_Instructions for the task_.
Tally the lines holding the string "LaTeX" and reply with that number alone.

_Data supplied_.

####

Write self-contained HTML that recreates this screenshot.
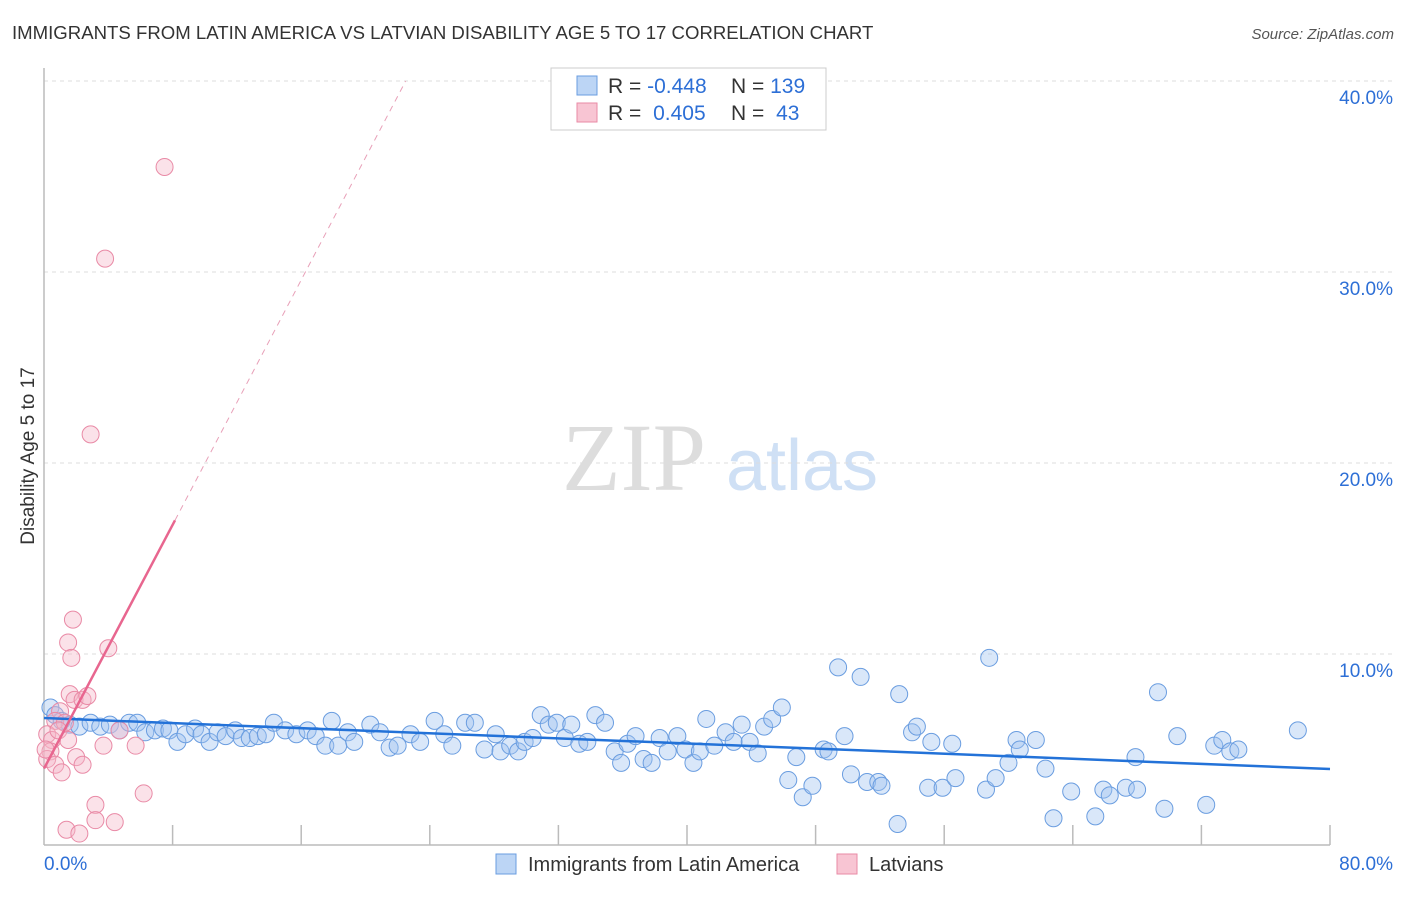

####

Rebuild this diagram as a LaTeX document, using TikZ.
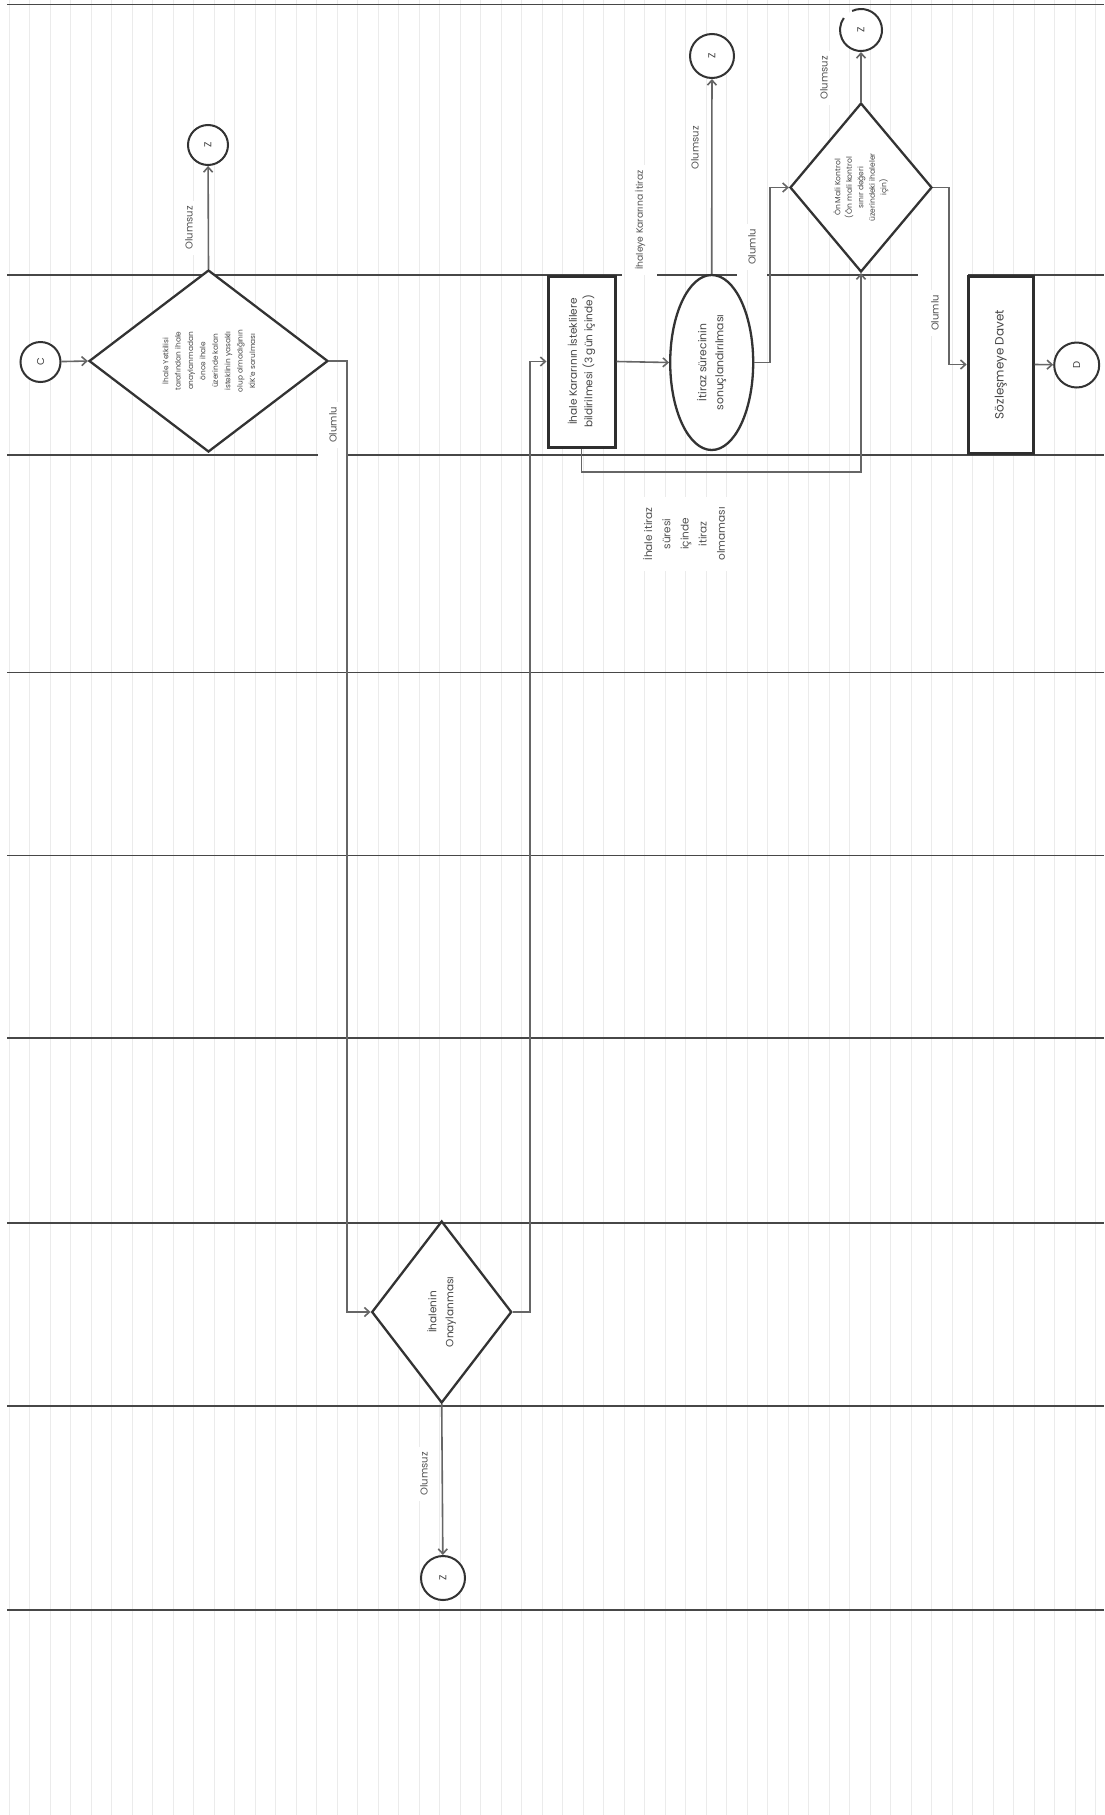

####

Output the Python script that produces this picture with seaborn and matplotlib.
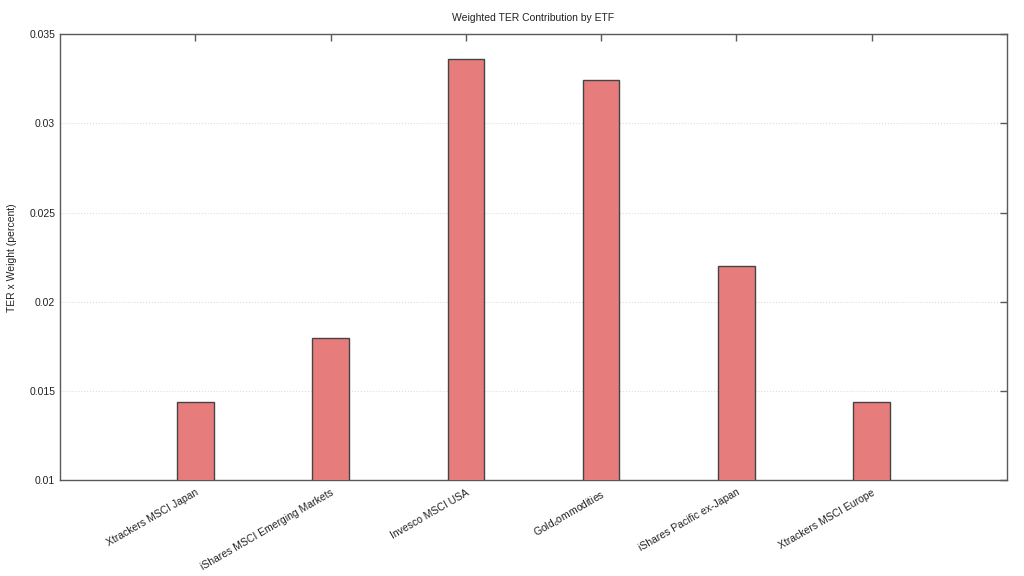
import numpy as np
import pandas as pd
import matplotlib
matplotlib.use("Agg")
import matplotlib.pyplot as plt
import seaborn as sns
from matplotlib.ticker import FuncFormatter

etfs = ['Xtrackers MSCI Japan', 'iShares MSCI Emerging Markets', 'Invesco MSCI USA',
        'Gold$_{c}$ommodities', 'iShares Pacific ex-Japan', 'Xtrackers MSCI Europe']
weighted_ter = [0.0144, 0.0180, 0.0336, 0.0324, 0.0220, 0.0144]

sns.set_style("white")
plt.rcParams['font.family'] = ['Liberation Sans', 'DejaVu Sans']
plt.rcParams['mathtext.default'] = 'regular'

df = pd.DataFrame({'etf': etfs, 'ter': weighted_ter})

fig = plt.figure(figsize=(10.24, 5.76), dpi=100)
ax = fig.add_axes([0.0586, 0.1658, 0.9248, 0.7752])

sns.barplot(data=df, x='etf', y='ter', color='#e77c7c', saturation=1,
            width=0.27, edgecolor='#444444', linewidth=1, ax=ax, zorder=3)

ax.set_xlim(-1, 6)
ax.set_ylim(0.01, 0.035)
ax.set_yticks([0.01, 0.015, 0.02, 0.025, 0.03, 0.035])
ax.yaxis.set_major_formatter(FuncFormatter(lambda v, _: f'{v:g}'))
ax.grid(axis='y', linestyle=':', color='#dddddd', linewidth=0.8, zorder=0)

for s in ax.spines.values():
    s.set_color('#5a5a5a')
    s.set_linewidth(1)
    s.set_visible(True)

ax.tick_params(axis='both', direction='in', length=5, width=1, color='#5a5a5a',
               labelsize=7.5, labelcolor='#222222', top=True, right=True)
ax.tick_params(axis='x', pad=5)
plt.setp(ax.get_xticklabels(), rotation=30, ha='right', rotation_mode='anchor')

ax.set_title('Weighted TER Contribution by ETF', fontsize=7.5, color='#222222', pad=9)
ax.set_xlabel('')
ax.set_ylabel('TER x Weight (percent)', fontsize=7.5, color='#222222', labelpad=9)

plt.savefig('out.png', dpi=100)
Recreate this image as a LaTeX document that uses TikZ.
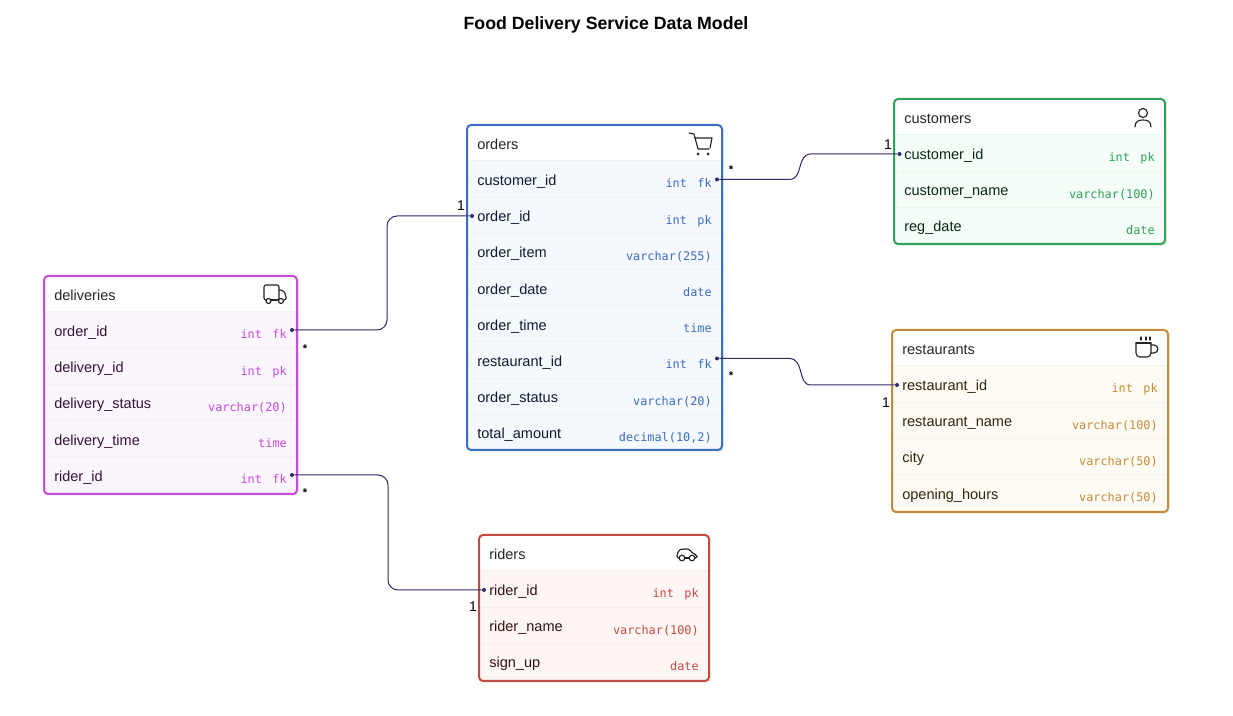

####

_Exercise solution_.
2